EXERCISE REQUIREMENTS – Copy the material that follows word for word and omit its pictures.

SOURCE EXCERPT –
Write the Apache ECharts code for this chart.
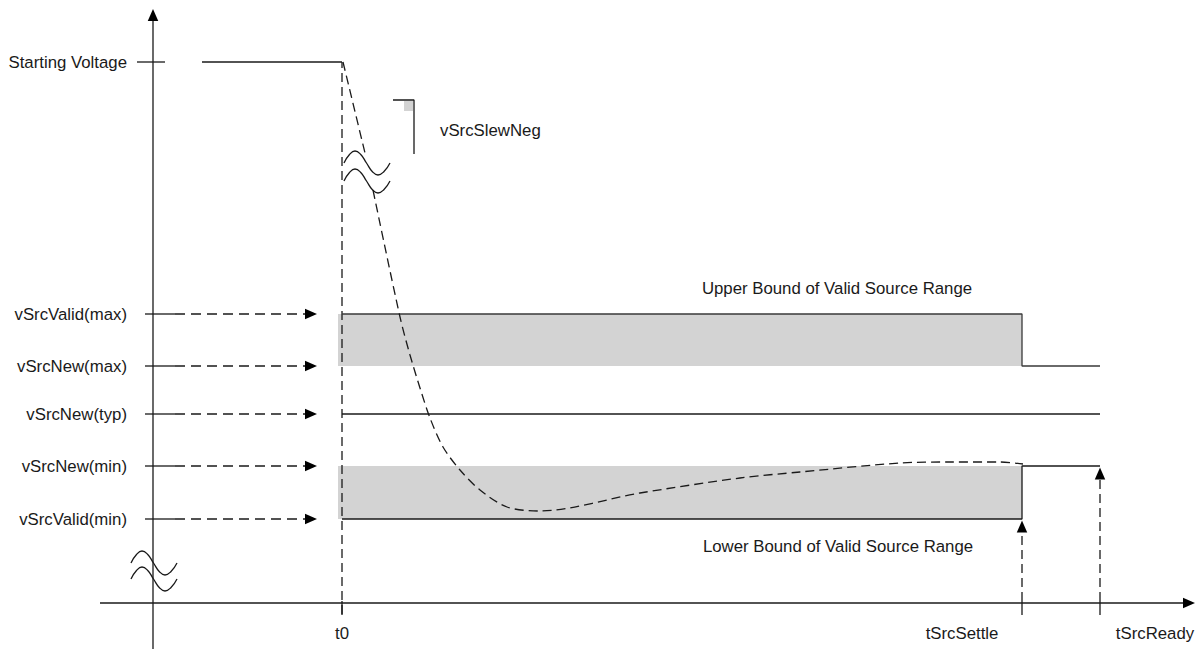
<!DOCTYPE html>
<html><head><meta charset="utf-8">
<script src="https://cdn.jsdelivr.net/npm/echarts@6/dist/echarts.min.js"></script>
<style>html,body{margin:0;padding:0;background:#fff}#c{width:1196px;height:649px}</style>
</head><body><div id="c"></div>
<script>
// ---------- data (arbitrary diagram units: time → x, voltage → y) ----------
const levelNames  = ['Starting Voltage', 'vSrcValid(max)', 'vSrcNew(max)', 'vSrcNew(typ)', 'vSrcNew(min)', 'vSrcValid(min)'];
const levelValues = [541, 289, 237, 189, 137, 84];
const timeNames   = ['t0', 'tSrcSettle', 'tSrcReady'];
const timeValues  = [0, 680, 758];
const timeLabelShift = [0, -60, 55];
// dashed source-voltage response (above and below the break)
const responseHead = [[1, 541], [23, 450]];
const responseTail = [[31, 413], [58, 286], [68, 248], [78, 215], [88, 185], [101, 156], [118, 133], [138, 113], [165, 96], [198, 92], [298, 110], [398, 125], [458, 131], [558, 140], [608, 141], [658, 141], [681, 139]];
// break symbol shape and where the breaks sit
const waveShape  = [[0, 0], [5.5, 8.5], [11, 12], [16.75, 8.5], [22.5, 0], [28.25, -8.5], [34, -12], [40, -8.5], [46, 0]];
const waveStarts = [[2, 440], [2, 422], [-211, 40], [-211, 24]];
// vSrcSlewNeg marker
const slewBracket = [[51, 503], [72, 503], [72, 449]];
const slewSquare  = [62, 71, 492, 502];
const slewLabel   = ['vSrcSlewNeg', 98, 473];
const bandLabels  = [['Upper Bound of Valid Source Range', 495, 315], ['Lower Bound of Valid Source Range', 496, 57]];
// axes extents
const yAxisAt = -189, yAxisRange = [-46, 594];
const xAxisRange = [-242, 853];
const bandStart = -4;

// ---------- build ----------
const INK = '#1a1a1a';
const FONT = '16.8px "Liberation Sans", Arial, sans-serif';
const series = [];
const lvl = n => levelValues[levelNames.indexOf(n)];
const tm  = n => timeValues[timeNames.indexOf(n)];

function seg(pts, dashed, extra) {
  series.push(Object.assign({
    type: 'line', data: pts, symbol: 'none', silent: true, animation: false, z: 3,
    lineStyle: { color: INK, width: 1.3, type: dashed ? dashed : 'solid' }
  }, extra || {}));
}

// gray bands
const rects = [
  [bandStart, tm('tSrcSettle'), lvl('vSrcNew(max)'), lvl('vSrcValid(max)')],
  [bandStart, tm('tSrcSettle'), lvl('vSrcValid(min)'), lvl('vSrcNew(min)')],
  slewSquare
];
series.push({
  type: 'custom', data: rects, silent: true, animation: false, z: 1,
  renderItem(params, api) {
    const a = api.coord([api.value(0), api.value(3)]);
    const b = api.coord([api.value(1), api.value(2)]);
    return { type: 'rect', shape: { x: a[0], y: a[1], width: b[0] - a[0], height: b[1] - a[1] }, style: { fill: '#d3d3d3' } };
  }
});

// axes lines
seg([[yAxisAt, yAxisRange[0]], [yAxisAt, yAxisRange[1] - 10]]);
seg([[xAxisRange[0], 0], [xAxisRange[1] - 9, 0]]);

// Starting voltage tick and line
const sv = lvl('Starting Voltage');
seg([[yAxisAt - 16, sv], [yAxisAt + 12, sv]]);
seg([[yAxisAt + 49, sv], [tm('t0'), sv]]);

// level arrows from y axis to t0
const arrows = [];
for (let i = 1; i < levelNames.length; i++) {
  const v = levelValues[i];
  seg([[yAxisAt - 8, v], [yAxisAt + 22, v]]);
  seg([[yAxisAt + 22, v], [tm('t0') - 37, v]], [10, 6]);
  arrows.push([tm('t0') - 25, v, 0]);
}

// time ticks and dashed verticals
timeValues.forEach(t => seg([[t, -12], [t, 2]]));
seg([[tm('t0'), -11], [tm('t0'), sv]], [9, 5]);
seg([[tm('tSrcSettle'), 2], [tm('tSrcSettle'), lvl('vSrcValid(min)') - 12]], [9, 5]);
arrows.push([tm('tSrcSettle'), lvl('vSrcValid(min)') - 1.5, 90]);
seg([[tm('tSrcReady'), 2], [tm('tSrcReady'), lvl('vSrcNew(min)') - 12]], [9, 5]);
arrows.push([tm('tSrcReady'), lvl('vSrcNew(min)') - 1.5, 90]);
// axis arrows
arrows.push([yAxisAt, yAxisRange[1], 90]);
arrows.push([xAxisRange[1], 0, 0]);

// range boundaries
seg([[tm('t0'), lvl('vSrcValid(max)')], [tm('tSrcSettle'), lvl('vSrcValid(max)')], [tm('tSrcSettle'), lvl('vSrcNew(max)')], [tm('tSrcReady'), lvl('vSrcNew(max)')]], null, { lineStyle: { color: '#3a3a3a', width: 1.3 } });
seg([[tm('t0'), lvl('vSrcNew(typ)')], [tm('tSrcReady'), lvl('vSrcNew(typ)')]]);
seg([[tm('t0'), lvl('vSrcValid(min)')], [tm('tSrcSettle'), lvl('vSrcValid(min)')], [tm('tSrcSettle'), lvl('vSrcNew(min)')], [tm('tSrcReady'), lvl('vSrcNew(min)')]]);

// response curve
seg(responseHead, [9, 5]);
seg(responseTail, [9, 5], { smooth: 0.3 });

// break symbols
waveStarts.forEach(s => seg(waveShape.map(p => [s[0] + p[0], s[1] + p[1]]), null, { smooth: 0.5 }));

// slew marker
seg(slewBracket);

// arrow heads
series.push({
  type: 'custom', data: arrows, silent: true, animation: false, z: 5,
  renderItem(params, api) {
    const p = api.coord([api.value(0), api.value(1)]);
    const ang = api.value(2) * Math.PI / 180;
    const dx = Math.cos(ang), dy = -Math.sin(ang);
    const L = 12, W = 10.5;
    const bx = p[0] - dx * L, by = p[1] - dy * L;
    const px = -dy, py = dx;
    return { type: 'polygon', shape: { points: [[p[0], p[1]], [bx + px * W / 2, by + py * W / 2], [bx - px * W / 2, by - py * W / 2]] }, style: { fill: '#000' } };
  }
});

// texts
const texts = [];
levelNames.forEach((n, i) => texts.push([n, yAxisAt - 26, levelValues[i], 'right']));
timeNames.forEach((n, i) => texts.push([n, timeValues[i] + timeLabelShift[i], -30, 'center']));
bandLabels.forEach(b => texts.push([b[0], b[1], b[2], 'center']));
texts.push([slewLabel[0], slewLabel[1], slewLabel[2], 'left']);
series.push({
  type: 'custom', data: texts.map(t => [t[1], t[2]]), silent: true, animation: false, z: 6,
  renderItem(params, api) {
    const t = texts[params.dataIndex];
    const p = api.coord([api.value(0), api.value(1)]);
    return { type: 'text', x: p[0], y: p[1], style: { text: t[0], fill: '#1a1a1a', font: FONT, align: t[3], verticalAlign: 'middle' } };
  }
});

const chart = echarts.init(document.getElementById('c'), null, { renderer: 'svg' });
chart.setOption({
  animation: false,
  backgroundColor: '#fff',
  grid: { left: 0, right: 0, top: 0, bottom: 0 },
  xAxis: { type: 'value', min: -342, max: 854, show: false },
  yAxis: { type: 'value', min: -46, max: 603, show: false },
  series
});
</script></body></html>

WORKED SOLUTION –
Write the Apache ECharts code for this chart.
<!DOCTYPE html>
<html><head><meta charset="utf-8">
<script src="https://cdn.jsdelivr.net/npm/echarts@6/dist/echarts.min.js"></script>
<style>html,body{margin:0;padding:0;background:#fff}#c{width:1196px;height:649px}</style>
</head><body><div id="c"></div>
<script>
// ---------- data (arbitrary diagram units: time → x, voltage → y) ----------
const levelNames  = ['Starting Voltage', 'vSrcValid(max)', 'vSrcNew(max)', 'vSrcNew(typ)', 'vSrcNew(min)', 'vSrcValid(min)'];
const levelValues = [541, 289, 237, 189, 137, 84];
const timeNames   = ['t0', 'tSrcSettle', 'tSrcReady'];
const timeValues  = [0, 680, 758];
const timeLabelShift = [0, -60, 55];
// dashed source-voltage response (above and below the break)
const responseHead = [[1, 541], [23, 450]];
const responseTail = [[31, 413], [58, 286], [68, 248], [78, 215], [88, 185], [101, 156], [118, 133], [138, 113], [165, 96], [198, 92], [298, 110], [398, 125], [458, 131], [558, 140], [608, 141], [658, 141], [681, 139]];
// break symbol shape and where the breaks sit
const waveShape  = [[0, 0], [5.5, 8.5], [11, 12], [16.75, 8.5], [22.5, 0], [28.25, -8.5], [34, -12], [40, -8.5], [46, 0]];
const waveStarts = [[2, 440], [2, 422], [-211, 40], [-211, 24]];
// vSrcSlewNeg marker
const slewBracket = [[51, 503], [72, 503], [72, 449]];
const slewSquare  = [62, 71, 492, 502];
const slewLabel   = ['vSrcSlewNeg', 98, 473];
const bandLabels  = [['Upper Bound of Valid Source Range', 495, 315], ['Lower Bound of Valid Source Range', 496, 57]];
// axes extents
const yAxisAt = -189, yAxisRange = [-46, 594];
const xAxisRange = [-242, 853];
const bandStart = -4;

// ---------- build ----------
const INK = '#1a1a1a';
const FONT = '16.8px "Liberation Sans", Arial, sans-serif';
const series = [];
const lvl = n => levelValues[levelNames.indexOf(n)];
const tm  = n => timeValues[timeNames.indexOf(n)];

function seg(pts, dashed, extra) {
  series.push(Object.assign({
    type: 'line', data: pts, symbol: 'none', silent: true, animation: false, z: 3,
    lineStyle: { color: INK, width: 1.3, type: dashed ? dashed : 'solid' }
  }, extra || {}));
}

// gray bands
const rects = [
  [bandStart, tm('tSrcSettle'), lvl('vSrcNew(max)'), lvl('vSrcValid(max)')],
  [bandStart, tm('tSrcSettle'), lvl('vSrcValid(min)'), lvl('vSrcNew(min)')],
  slewSquare
];
series.push({
  type: 'custom', data: rects, silent: true, animation: false, z: 1,
  renderItem(params, api) {
    const a = api.coord([api.value(0), api.value(3)]);
    const b = api.coord([api.value(1), api.value(2)]);
    return { type: 'rect', shape: { x: a[0], y: a[1], width: b[0] - a[0], height: b[1] - a[1] }, style: { fill: '#d3d3d3' } };
  }
});

// axes lines
seg([[yAxisAt, yAxisRange[0]], [yAxisAt, yAxisRange[1] - 10]]);
seg([[xAxisRange[0], 0], [xAxisRange[1] - 9, 0]]);

// Starting voltage tick and line
const sv = lvl('Starting Voltage');
seg([[yAxisAt - 16, sv], [yAxisAt + 12, sv]]);
seg([[yAxisAt + 49, sv], [tm('t0'), sv]]);

// level arrows from y axis to t0
const arrows = [];
for (let i = 1; i < levelNames.length; i++) {
  const v = levelValues[i];
  seg([[yAxisAt - 8, v], [yAxisAt + 22, v]]);
  seg([[yAxisAt + 22, v], [tm('t0') - 37, v]], [10, 6]);
  arrows.push([tm('t0') - 25, v, 0]);
}

// time ticks and dashed verticals
timeValues.forEach(t => seg([[t, -12], [t, 2]]));
seg([[tm('t0'), -11], [tm('t0'), sv]], [9, 5]);
seg([[tm('tSrcSettle'), 2], [tm('tSrcSettle'), lvl('vSrcValid(min)') - 12]], [9, 5]);
arrows.push([tm('tSrcSettle'), lvl('vSrcValid(min)') - 1.5, 90]);
seg([[tm('tSrcReady'), 2], [tm('tSrcReady'), lvl('vSrcNew(min)') - 12]], [9, 5]);
arrows.push([tm('tSrcReady'), lvl('vSrcNew(min)') - 1.5, 90]);
// axis arrows
arrows.push([yAxisAt, yAxisRange[1], 90]);
arrows.push([xAxisRange[1], 0, 0]);

// range boundaries
seg([[tm('t0'), lvl('vSrcValid(max)')], [tm('tSrcSettle'), lvl('vSrcValid(max)')], [tm('tSrcSettle'), lvl('vSrcNew(max)')], [tm('tSrcReady'), lvl('vSrcNew(max)')]], null, { lineStyle: { color: '#3a3a3a', width: 1.3 } });
seg([[tm('t0'), lvl('vSrcNew(typ)')], [tm('tSrcReady'), lvl('vSrcNew(typ)')]]);
seg([[tm('t0'), lvl('vSrcValid(min)')], [tm('tSrcSettle'), lvl('vSrcValid(min)')], [tm('tSrcSettle'), lvl('vSrcNew(min)')], [tm('tSrcReady'), lvl('vSrcNew(min)')]]);

// response curve
seg(responseHead, [9, 5]);
seg(responseTail, [9, 5], { smooth: 0.3 });

// break symbols
waveStarts.forEach(s => seg(waveShape.map(p => [s[0] + p[0], s[1] + p[1]]), null, { smooth: 0.5 }));

// slew marker
seg(slewBracket);

// arrow heads
series.push({
  type: 'custom', data: arrows, silent: true, animation: false, z: 5,
  renderItem(params, api) {
    const p = api.coord([api.value(0), api.value(1)]);
    const ang = api.value(2) * Math.PI / 180;
    const dx = Math.cos(ang), dy = -Math.sin(ang);
    const L = 12, W = 10.5;
    const bx = p[0] - dx * L, by = p[1] - dy * L;
    const px = -dy, py = dx;
    return { type: 'polygon', shape: { points: [[p[0], p[1]], [bx + px * W / 2, by + py * W / 2], [bx - px * W / 2, by - py * W / 2]] }, style: { fill: '#000' } };
  }
});

// texts
const texts = [];
levelNames.forEach((n, i) => texts.push([n, yAxisAt - 26, levelValues[i], 'right']));
timeNames.forEach((n, i) => texts.push([n, timeValues[i] + timeLabelShift[i], -30, 'center']));
bandLabels.forEach(b => texts.push([b[0], b[1], b[2], 'center']));
texts.push([slewLabel[0], slewLabel[1], slewLabel[2], 'left']);
series.push({
  type: 'custom', data: texts.map(t => [t[1], t[2]]), silent: true, animation: false, z: 6,
  renderItem(params, api) {
    const t = texts[params.dataIndex];
    const p = api.coord([api.value(0), api.value(1)]);
    return { type: 'text', x: p[0], y: p[1], style: { text: t[0], fill: '#1a1a1a', font: FONT, align: t[3], verticalAlign: 'middle' } };
  }
});

const chart = echarts.init(document.getElementById('c'), null, { renderer: 'svg' });
chart.setOption({
  animation: false,
  backgroundColor: '#fff',
  grid: { left: 0, right: 0, top: 0, bottom: 0 },
  xAxis: { type: 'value', min: -342, max: 854, show: false },
  yAxis: { type: 'value', min: -46, max: 603, show: false },
  series
});
</script></body></html>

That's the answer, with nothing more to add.